Couples could have continued as captain and no one would’ve complained. He is the ultimate players captain. But after winning three times in that role, he has aspirations to lead the next Ryder Cup. Couples texted Haas a congratulatory message that ended with “Don’t forget about me.”
“I texted back, ‘You are definitely going.’ I don’t think I ever officially asked him. I just said, ‘You are going,’ ” Haas said.
So is Love. Same trio, same drill. “We just have a different person giving the speeches, I guess, at the opening and closing ceremonies,” Haas said.
Couples and Haas became fast friends during Couples’ rookie year, 1981. They shared an agent and began sharing a place on the road. Trying to explain how they hit it off, Haas said, “He laughed at all my jokes.”

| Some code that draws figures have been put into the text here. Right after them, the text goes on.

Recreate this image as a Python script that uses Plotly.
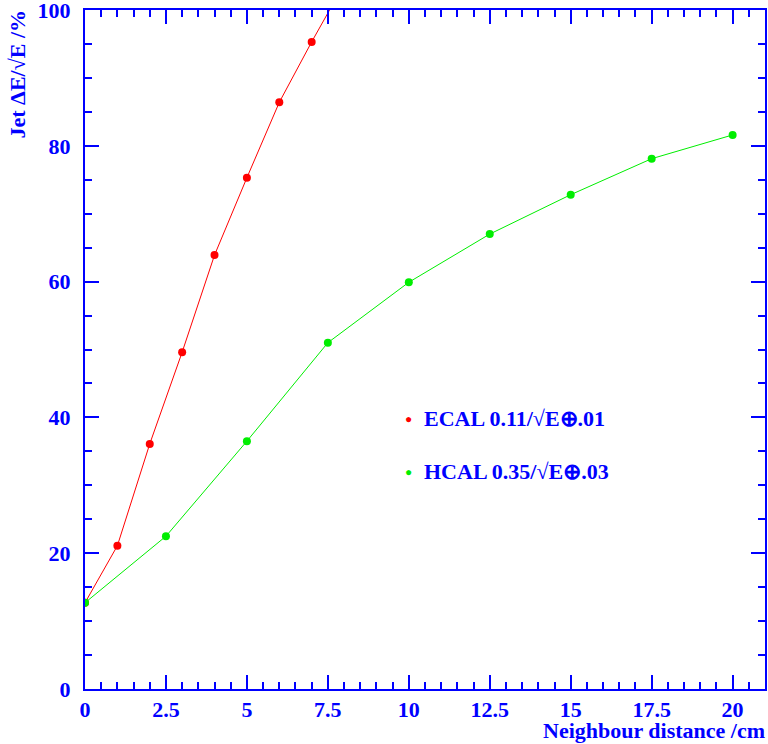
import plotly.graph_objects as go

ecal_x = [0, 1, 2, 3, 4, 5, 6, 7, 8]
ecal_y = [12.7, 21.1, 36.1, 49.6, 63.9, 75.3, 86.4, 95.3, 103.8]
hcal_x = [0, 2.5, 5, 7.5, 10, 12.5, 15, 17.5, 20]
hcal_y = [12.7, 22.5, 36.5, 51.0, 59.9, 67.0, 72.8, 78.1, 81.6]
x_tickvals = [0, 2.5, 5, 7.5, 10, 12.5, 15, 17.5, 20]
x_ticktext = ["0", "2.5", "5", "7.5", "10", "12.5", "15", "17.5", "20"]
y_tickvals = [0, 20, 40, 60, 80, 100]
legend_labels = ["ECAL 0.11/√E⊕.01", "HCAL 0.35/√E⊕.03"]

BLUE = "#0000ff"
FONT = "Liberation Serif"
FS = 22

fig = go.Figure()
fig.add_trace(go.Scatter(x=ecal_x, y=ecal_y, mode="lines+markers",
                         line=dict(color="#ff0000", width=1),
                         marker=dict(color="#ff0000", size=8), cliponaxis=True))
fig.add_trace(go.Scatter(x=hcal_x, y=hcal_y, mode="lines+markers",
                         line=dict(color="#00ee00", width=1),
                         marker=dict(color="#00ee00", size=8), cliponaxis=True))

axis_common = dict(showgrid=False, zeroline=False, showline=True, linecolor=BLUE,
                   linewidth=2, mirror="ticks", ticks="inside", tickcolor=BLUE,
                   tickwidth=1.5, ticklabeloverflow="allow", automargin=False,
                   tickfont=dict(family=FONT, size=FS, color=BLUE, weight="bold"))

fig.update_xaxes(range=[0, 21], tickvals=x_tickvals, ticktext=x_ticktext, ticklen=14,
                 minor=dict(dtick=0.5, ticklen=7, ticks="inside", tickcolor=BLUE, tickwidth=1.5),
                 **axis_common)
fig.update_yaxes(range=[0, 100], tickvals=y_tickvals, ticklen=14, ticklabelstandoff=8,
                 minor=dict(dtick=5, ticklen=7, ticks="inside", tickcolor=BLUE, tickwidth=1.5),
                 **axis_common)

annots = []
leg_y = [39.9, 32.0]
leg_col = ["#ff0000", "#00ee00"]
for lab, yy, c in zip(legend_labels, leg_y, leg_col):
    annots.append(dict(x=10.0, y=yy, xref="x", yref="y", text="●", showarrow=False,
                       font=dict(size=12, color=c), xanchor="center", yanchor="middle"))
    annots.append(dict(x=10.4, y=yy, xref="x", yref="y", text=lab, showarrow=False,
                       font=dict(family=FONT, size=FS, color=BLUE, weight="bold"),
                       xanchor="left", yanchor="middle"))
annots.append(dict(x=1, y=0, xref="paper", yref="paper", text="Neighbour distance /cm",
                   showarrow=False, xanchor="right", yanchor="top", yshift=-27, xshift=2,
                   font=dict(family=FONT, size=FS, color=BLUE, weight="bold")))
annots.append(dict(x=0, y=1, xref="paper", yref="paper", text="Jet ΔE/√E /%",
                   showarrow=False, xanchor="center", yanchor="top", textangle=-90,
                   xshift=-68, yshift=2,
                   font=dict(family=FONT, size=FS, color=BLUE, weight="bold")))

fig.update_layout(width=768, height=744, margin=dict(l=85, r=3, t=10, b=55),
                  paper_bgcolor="white", plot_bgcolor="white", showlegend=False,
                  annotations=annots)
fig.write_html("out.html")
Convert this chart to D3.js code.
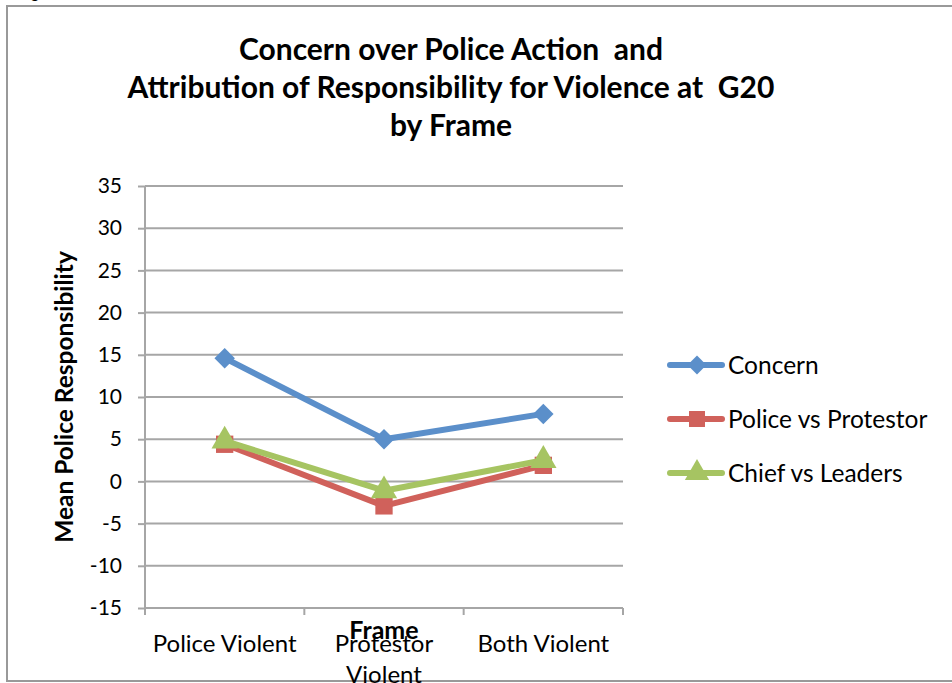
<!DOCTYPE html>
<html>
<head>
<meta charset="utf-8">
<script src="https://cdn.jsdelivr.net/npm/d3@7"></script>
<style>
  body { margin: 0; background: #fff; }
  text { font-family: Lato, "Liberation Sans", sans-serif; fill: #000; white-space: pre; }
</style>
</head>
<body>
<div id="chart-area"></div>
<script>
// data
var frames = ["Police Violent", "Protestor Violent", "Both Violent"];
var seriesNames = ["Concern", "Police vs Protestor", "Chief vs Leaders"];
var concern = [14.6, 5.0, 8.0];
var policeVsProtestor = [4.4, -2.9, 1.9];
var chiefVsLeaders = [4.8, -1.1, 2.5];
var yTicks = [35, 30, 25, 20, 15, 10, 5, 0, -5, -10, -15];
var titleLines = ["Concern over Police Action  and", "Attribution of Responsibility for Violence at  G20", "by Frame"];

var lineColors = ["#5b8fca", "#d0615b", "#a6c462"];
var symbols = [d3.symbolSquare, d3.symbolSquare, d3.symbolTriangle];
var symRotate = [45, 0, 0];
var symSize = [210, 300, 300];
var allSeries = [concern, policeVsProtestor, chiefVsLeaders];

var svg = d3.select("#chart-area").append("svg")
     .attr("width", 952)
     .attr("height", 683);

// outer chart frame
svg.append("rect")
     .attr("x", 7).attr("y", 6)
     .attr("width", 1000).attr("height", 675)
     .attr("fill", "none")
     .attr("stroke", "#999")
     .attr("stroke-width", 2);

svg.append("text")
     .attr("x", 18).attr("y", -2)
     .style("font-size", "16px")
     .text("Figure");

var x = d3.scaleBand()
     .domain(frames)
     .range([145, 623]);

var y = d3.scaleLinear()
     .domain([-15, 35])
     .range([608, 186]);

// gridlines
svg.append("g")
     .selectAll("line")
     .data(yTicks)
     .enter()
     .append("line")
     .attr("x1", 145).attr("x2", 623)
     .attr("y1", (d) => { return y(d); })
     .attr("y2", (d) => { return y(d); })
     .attr("stroke", "#a6a6a6")
     .attr("stroke-width", 2);

// y axis
var yAxis = svg.append("g")
     .attr("transform", "translate(145,0)")
     .call(d3.axisLeft(y).tickValues(yTicks).tickSize(7).tickPadding(16).tickFormat((d) => { return String(d); }));
yAxis.selectAll("line, path").attr("stroke", "#a6a6a6").attr("stroke-width", 2);
yAxis.select("path").attr("d", "M0," + y(35) + "V" + y(-15));
yAxis.selectAll("text")
     .style("font-size", "21px")
     .style("font-family", "Lato, sans-serif")
     .attr("fill", "#000");

// x axis
var xAxis = svg.append("g")
     .attr("transform", "translate(0," + y(-15) + ")")
     .call(d3.axisBottom(x).tickSize(0).tickFormat(""));
xAxis.select("path").attr("d", "M145,0H623").attr("stroke", "#a6a6a6").attr("stroke-width", 2);
xAxis.selectAll(".tick").remove();
xAxis.selectAll(".xtick")
     .data([145, 145 + x.bandwidth(), 145 + 2 * x.bandwidth(), 623])
     .enter()
     .append("line")
     .attr("x1", (d) => { return d; }).attr("x2", (d) => { return d; })
     .attr("y1", 0).attr("y2", 7)
     .attr("stroke", "#a6a6a6").attr("stroke-width", 2);

// category labels (wrap long ones like Excel does)
frames.forEach((f) => {
     var lines = (f === "Protestor Violent") ? ["Protestor", "Violent"] : [f];
     var t = svg.append("text")
          .attr("text-anchor", "middle")
          .style("font-size", "24px");
     lines.forEach((l, i) => {
          t.append("tspan")
               .attr("x", x(f) + x.bandwidth() / 2)
               .attr("y", 652 + i * 31)
               .text(l);
     });
});

// axis titles
svg.append("text")
     .attr("x", x("Protestor Violent") + x.bandwidth() / 2)
     .attr("y", 639)
     .attr("text-anchor", "middle")
     .style("font-size", "25px")
     .style("font-weight", "bold")
     .text("Frame");

svg.append("text")
     .attr("transform", "translate(73,397) rotate(-90)")
     .attr("text-anchor", "middle")
     .style("font-size", "24.5px")
     .style("font-weight", "bold")
     .text("Mean Police Responsibility");

// title
svg.append("g")
     .selectAll("text")
     .data(titleLines)
     .enter()
     .append("text")
     .attr("x", 451)
     .attr("y", (d, i) => { return 60 + i * 38; })
     .attr("text-anchor", "middle")
     .style("font-size", "30px")
     .style("font-weight", "bold")
     .text((d) => { return d; });

// lines + markers
var line = d3.line()
     .x((d, i) => { return x(frames[i]) + x.bandwidth() / 2; })
     .y((d) => { return y(d); });

allSeries.forEach((s, k) => {
     var g = svg.append("g");
     g.append("path")
          .attr("d", line(s))
          .attr("fill", "none")
          .attr("stroke", lineColors[k])
          .attr("stroke-width", 6)
          .attr("stroke-linejoin", "round");
     g.selectAll("path.marker")
          .data(s)
          .enter()
          .append("path")
          .attr("class", "marker")
          .attr("transform", (d, i) => { return "translate(" + (x(frames[i]) + x.bandwidth() / 2) + "," + y(d) + ") rotate(" + symRotate[k] + ")"; })
          .attr("d", d3.symbol().type(symbols[k]).size(symSize[k]))
          .attr("fill", lineColors[k]);
});

// legend
var legend = svg.append("g");
seriesNames.forEach((n, k) => {
     var ly = 365 + k * 54;
     legend.append("line")
          .attr("x1", 670).attr("x2", 722)
          .attr("y1", ly).attr("y2", ly)
          .attr("stroke", lineColors[k])
          .attr("stroke-width", 6)
          .attr("stroke-linecap", "round");
     legend.append("path")
          .attr("transform", "translate(697," + ly + ") rotate(" + symRotate[k] + ")")
          .attr("d", d3.symbol().type(symbols[k]).size(symSize[k] * 0.85))
          .attr("fill", lineColors[k]);
     legend.append("text")
          .attr("x", 728)
          .attr("y", ly + 9)
          .style("font-size", "24.5px")
          .text(n);
});
</script>
</body>
</html>
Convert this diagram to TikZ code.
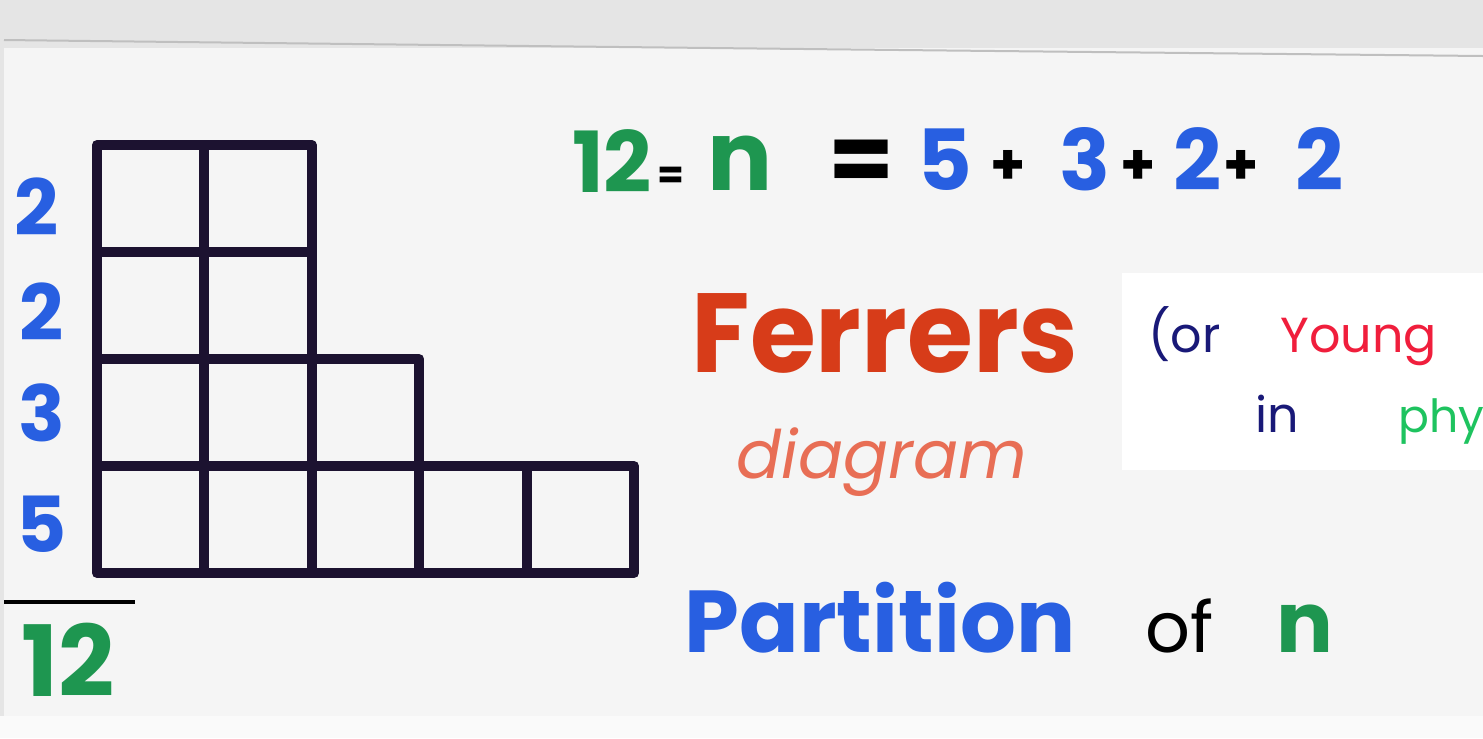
\documentclass[tikz,border=0pt]{standalone}
\usepackage{fontspec}
\setmainfont{Poppins}
\usepackage{xcolor}
\usepackage{tikz}

\definecolor{mgreen}{RGB}{30,150,80}
\definecolor{mblue}{RGB}{40,95,225}
\definecolor{mred}{RGB}{215,60,25}
\definecolor{msalmon}{RGB}{232,110,85}
\definecolor{mnavy}{RGB}{25,25,120}
\definecolor{mpink}{RGB}{240,30,60}
\definecolor{mlime}{RGB}{30,195,95}
\definecolor{mink}{RGB}{28,18,48}

\begin{document}
\begin{tikzpicture}[x=0.2mm, y=-0.2mm,
  cell/.style={draw=mink, line width=2mm, line cap=round, line join=round},
  count/.style={font=\fontsize{44}{44}\selectfont\bfseries, text=mblue, inner sep=0pt},
  big/.style={font=\fontsize{48}{48}\selectfont\bfseries, inner sep=0pt, anchor=base},
  plus/.style={font=\fontsize{32}{32}\selectfont\bfseries, text=black, inner sep=0pt, anchor=base},
  thin/.style={font=\fontsize{28}{28}\selectfont, inner sep=0pt, anchor=base west}
]
\useasboundingbox (0,0) rectangle (1483,738);
\fill[gray!20] (0,0) rectangle (1483,738);
\fill[gray!8] (4,48) rectangle (1483,716);
\fill[gray!4] (0,716) rectangle (1483,738);
\draw[gray!50, line width=0.4mm] (4,40) .. controls (700,48) .. (1483,56);
\fill[white] (1122,273) rectangle (1483,470);

% the Ferrers grid, one row per part
\foreach \r/\len in {0/5,1/3,2/2,3/2}
  \foreach \c in {1,...,\len}
    \draw[cell] ({97+(\c-1)*107.4},{573-\r*107}) rectangle ++(107.4,-107);

\node[count] (p4) at (37,207) {2};
\node[count] (p3) at (42,312) {2};
\node[count] (p2) at (42,413) {3};
\node[count] (p1) at (42,524) {5};
\coordinate (bar-l) at (4,602);
\coordinate (bar-r) at (135,602);
\draw[black, line width=0.8mm] (bar-l) -- (bar-r);
\node[count, text=mgreen, font=\fontsize{56}{56}\selectfont\bfseries] (total) at (68,660) {12};

\node[big, text=mgreen] (eq12) at (612,192) {12};
\node[big, text=black, font=\fontsize{22}{22}\selectfont\bfseries] (eqa) at (671,188) {=};
\node[big, text=mgreen, font=\fontsize{55}{55}\selectfont\bfseries] (eqn) at (740,190) {n};
\node[big, text=black, font=\fontsize{54}{54}\selectfont\bfseries] (eqb) at (862,192) {=};
\node[big, text=mblue] (eq5) at (945,190) {5};
\node[plus] (pa) at (1008,184) {+};
\node[big, text=mblue] (eq3) at (1085,190) {3};
\node[plus] (pb) at (1138,184) {+};
\node[big, text=mblue] (eq2a) at (1198,190) {2};
\node[plus] (pc) at (1241,184) {+};
\node[big, text=mblue] (eq2b) at (1320,190) {2};

\node[big, text=mred, font=\fontsize{64}{64}\selectfont\bfseries, xscale=0.95] (ferrers) at (885,372) {Ferrers};
\node[big, text=msalmon, font=\fontsize{38}{38}\selectfont\itshape] (diagram) at (882,478) {diagram};

\node[thin, text=mnavy] (or) at (1148,352) {(or};
\node[thin, text=mpink] (young) at (1280,352) {Young};
\node[thin, text=mnavy] (in) at (1255,432) {in};
\node[thin, text=mlime, font=\fontsize{26}{26}\selectfont] (phy) at (1398,432) {phy};

\node[big, text=mblue, font=\fontsize{50}{50}\selectfont\bfseries] (partition) at (880,652) {Partition};
\node[big, text=black, font=\fontsize{40}{40}\selectfont] (of) at (1180,652) {of};
\node[big, text=mgreen, font=\fontsize{48}{48}\selectfont\bfseries] (pn) at (1305,652) {n};
\end{tikzpicture}
\end{document}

It could be said that Haas represents all the things Couples wished he had in his life: the happy marriage, a brood of children, and as of May, eight grandchildren. For a taste of how the other half lived, Couples often bunked at the Haas house. One time, he came for a pro-am and stayed nine days. There are family videos of young Bill being bucked off the back of Couples as they played horse.
“I feel like Fred’s my child,” Jan Haas said.
Her husband, in contrast, projects a cool, calm demeanor and has been a steady influence in the team room. If Haas has a boiling point, no one has seen him reach it. Bill Harmon began caddieing for Haas in 1978 and remembers how even then Haas behaved like the consummate pro.
“He told me, ‘I figured it out a long time ago. If you can’t play, keep your mouth shut, and if you can play, you don’t need to say anything,’ ” Harmon said.
Haas won nine Tour titles but never finished better than a share of third in a major. He competed in three Ryder Cups and two Presidents Cups, including the first, in 1994, and he compiled a 5.3.1 record in those two events against the Internationals. More recently, he has won 17 Champions Tour titles. It’s hard to decipher Haas humility from an inferiority complex when he speaks about his new role.
“I think back to who my captains were, and I think they were all better players than me,” he said during the recent Ace Group Classic. “No one will be intimidated by me. Hopefully none of them think any less of me because I haven’t won a major.”
There won’t be any question if son, Bill, makes the team for a third consecutive time. In 2011 and ’13, Haas didn’t spend a second more with Bill than any other member of the team, and there won’t be any favoritism this time either.
“Bill (sixth in the standings; 10 automatically qualify) knows he needs to make the team,” Haas said.
It’s a once-in-a-lifetime opportunity, and Bill’s top goal.
“Jay Haas is Bill’s hero in every way, shape and form,” Harmon said. “He looks up to his dad with unbelievable admiration. They are not real expressive people. Bill might not tell you that.”
Meanwhile, Jay Haas Jr. Could be caddieing for the International side if South Africa’s Tim Clark, currently 11th, makes the team. The family affair would be a good problem to have, Haas said. That’s a long way off. For now, the captain has mapped out trips to seven Tour events to meet with players, and already went to Phoenix, where Brooks Koepka and Justin Thomas learned they are on the captain’s radar. Few doubt that Haas will get the most out of his troops. Harmon credits his brother Dick with having the perfect expression to describe Haas. He said, ‘I’ve never met anybody who wears on you better than Jay.’ I guarantee they are going to like him more on Sunday than they did on Monday.”